I had been at sea about a week when I remembered the old gun and dug it out from under my bunk. Standing on the aft deck and feeling like Dirty Harry, Rooster Coburn and Rambo all rolled into one, I rammed a shell into the breach, tossed a bottle over the side, pulled back the hammer, aimed, fired, and … click! Nothing happened. I tried again and all I got was another ‘click’. No big bang, no recoil into the shoulder, and the bottle, which could well have been a pirate, had made off unscathed towards the horizon.
Frustrated, I lowered the gun. BANG! The shot blew a hole in the deck between my feet. As I was naked at the time, I had powder burns where no man should have them. In fact I was lucky to have them at all!
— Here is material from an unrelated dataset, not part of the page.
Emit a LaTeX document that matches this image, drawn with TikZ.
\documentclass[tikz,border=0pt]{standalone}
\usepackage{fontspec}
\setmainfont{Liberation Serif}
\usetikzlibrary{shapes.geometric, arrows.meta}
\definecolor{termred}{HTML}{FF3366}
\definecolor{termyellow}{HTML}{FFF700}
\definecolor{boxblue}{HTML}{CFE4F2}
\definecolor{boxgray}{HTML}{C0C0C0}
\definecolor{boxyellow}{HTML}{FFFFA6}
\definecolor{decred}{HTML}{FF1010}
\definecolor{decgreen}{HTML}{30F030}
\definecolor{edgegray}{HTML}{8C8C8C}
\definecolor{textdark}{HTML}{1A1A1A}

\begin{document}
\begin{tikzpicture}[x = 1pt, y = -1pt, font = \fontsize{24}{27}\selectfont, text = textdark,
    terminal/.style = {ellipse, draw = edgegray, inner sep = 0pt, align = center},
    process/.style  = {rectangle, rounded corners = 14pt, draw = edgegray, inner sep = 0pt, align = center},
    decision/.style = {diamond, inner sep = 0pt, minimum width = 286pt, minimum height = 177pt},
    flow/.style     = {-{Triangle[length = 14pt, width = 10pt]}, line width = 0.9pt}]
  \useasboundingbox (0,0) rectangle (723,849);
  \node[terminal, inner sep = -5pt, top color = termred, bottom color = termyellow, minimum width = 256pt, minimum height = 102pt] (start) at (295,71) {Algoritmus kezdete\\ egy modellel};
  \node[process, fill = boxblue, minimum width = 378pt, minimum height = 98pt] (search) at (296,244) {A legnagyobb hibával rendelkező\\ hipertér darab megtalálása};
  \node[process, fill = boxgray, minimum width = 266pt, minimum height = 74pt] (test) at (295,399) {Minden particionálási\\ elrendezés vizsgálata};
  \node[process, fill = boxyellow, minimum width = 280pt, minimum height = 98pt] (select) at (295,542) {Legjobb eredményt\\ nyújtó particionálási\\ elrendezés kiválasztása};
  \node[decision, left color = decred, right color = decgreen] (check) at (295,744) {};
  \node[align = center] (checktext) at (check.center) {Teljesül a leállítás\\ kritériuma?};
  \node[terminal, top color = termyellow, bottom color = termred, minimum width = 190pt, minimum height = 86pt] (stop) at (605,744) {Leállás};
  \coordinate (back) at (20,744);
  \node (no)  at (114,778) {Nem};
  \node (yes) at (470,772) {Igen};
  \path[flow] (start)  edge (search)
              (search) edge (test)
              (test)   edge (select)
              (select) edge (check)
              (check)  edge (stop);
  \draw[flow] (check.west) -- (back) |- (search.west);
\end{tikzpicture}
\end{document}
Why, I don’t know, but I kept that gun on board for years. The last straw came when we visited an island (I prefer it remain nameless) and declared the gun while clearing customs at the police station. You would think I was armed with a nuclear bomb. I was frog marched back to the boat, a distance of about half-a-mile, by three guards armed with submachine guns. The old gun was brought in triumph from the boat and I was frog marched back to the police station, only now accompanied by an army of howling kids. My protestations that the gun didn’t work and that you were safer standing in front of the damn thing than you were pulling the trigger got me nowhere.
It was the same procedure when I went to clear out; only this time in reverse. Worse, on reaching the dock I was bundled onto the boat and the police immediately threw off the lines and waved me away, at gunpoint.
And still I kept the gun! That is until we went to Florida where I met a chap, an engineer, who loved and understood guns. I showed him the 4.10 and he swooned. He said it was an English fowling piece of around 100 years old. A collectors’ item that he would love to have for his collection but as it was quite valuable, I should keep it.
Before leaving Florida I gave him the gun. I hope he wasn’t naked when he pulled the trigger.